In response, Mr. Potter sued the Commission claiming his indefinite suspension amounted to a constructive dismissal. In its defense, the Commission argued Mr. Potter’s commencement of legal proceedings amounted to a voluntary resignation. As such, the main question before the courts was whether Mr. Potter was constructively dismissed or whether he resigned. Both the New Brunswick Court of Queen’s Bench and the New Brunswick Court of Appeal agreed Mr. Potter resigned.

Ultimate Decision

On appeal, the Supreme Court of Canada reversed the decisions of the lower courts by concluding Mr. Potter had in fact been constructively dismissed. In reaching its conclusion, the Supreme Court reviewed the law of constructive dismissal and explained that a non-unionized employee is constructively dismissed if one of the following tests is satisfied:

  1. Single unilateral change: (a) The employer makes a unilateral change that breaches an express or implied term of the employment contract, and (b) this breach substantially alters an essential term of employment. To determine part (b), one must ask whether a reasonable person in the same situation as the employee would have believed that an essential term of employment was substantially changed.
  2. Series of acts: A course of conduct by the employer, rather than a single unilateral change, that shows the employer no longer intends to be bound by the employment contract.

The first test applied to the Potter case. Although an employee usually bears the burden of demonstrating parts (a) and (b) of the first test, the Court explained that the burden of satisfying part (a) shifts to the employer in the context of an administrative suspension. More specifically, the employer must prove it had the authority, express or implied, to suspend the employee for administrative reasons and therefore, there is no breach.

After reviewing Mr. Potter’s employment contract, the Court concluded the Commission did not have the express authority to suspend Mr. Potter for administrative reasons. In terms of an implied authority to put an employee on an administrative suspension, the Supreme Court noted that such an authority is not unfettered and is subject to a basic requirement of business justification. Factors to consider when determining whether there is a “business justification” include reasonable business reasons, evidence of good faith, the suspension’s duration and whether the suspension is with pay. With these factors in mind, the Supreme Court concluded the Commission did not have an implied authority to suspend Mr.
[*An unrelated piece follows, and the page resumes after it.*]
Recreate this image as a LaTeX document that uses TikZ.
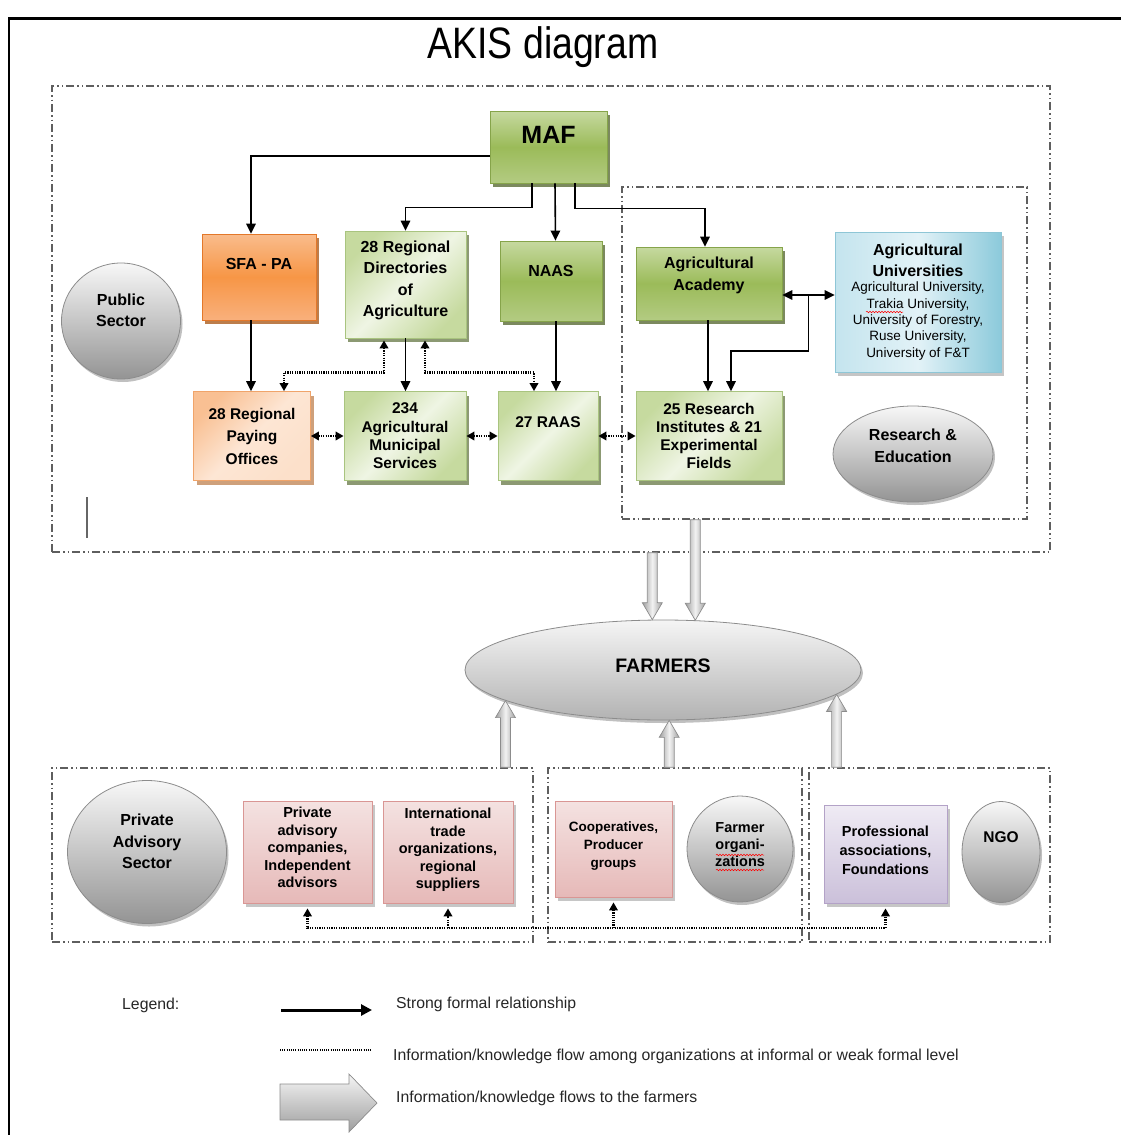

Potter for administrative reasons as the indefinite nature of the suspension coupled with the Commission’s failure to act in good faith by withholding an explanation from Mr. Potter meant it did not have legitimate business reasons for doing so. As such, Mr. Potter’s suspension was unauthorized and “where a suspension is unauthorized, it will necessarily amount to a breach.”

Once a breach was established, the burden shifted back to Mr. Potter to show the breach substantially altered an essential term of employment under part (b) of the first test. Again, the failure of the Commission to provide any explanation and the indefinite duration of the suspension was enough for Mr. Potter to reasonably assume an essential term of his employment had been substantially changed. In fact, the Supreme Court went so far as to say that where “a breach of an employment contract results from an unauthorized administrative suspension, a finding that the suspension amounts to a substantial change is inevitable”.

Because parts (a) and (b) of the first test for constructive dismissal were satisfied, Mr. Potter was successful in demonstrating he was constructively dismissed.

Lessons for Employers

The Potter case clarifies the applicable tests for constructive dismissal and acts as a strong reminder for employers to keep the following in mind:

  • Paying an employee while on suspension will not necessarily avoid a successful constructive dismissal claim and the employer should have an express or implied right to place the employee on leave.
  • To minimize the risk of successful constructive dismissal claims, an employer should consider including an express right to suspend an employee for administrative reasons in the employee’s employment agreement or offer letter. Alternatively, the employer can include such term in an employee handbook (assuming employees sign and return an acknowledgment that they are bound by the terms of the handbook).
  • An employer will have a stronger position that there is an implied term permitting it to suspend an employee for administrative reasons (as opposed to disciplinary reasons) if there are legitimate business reasons for doing so and those reasons have been communicated to the employee.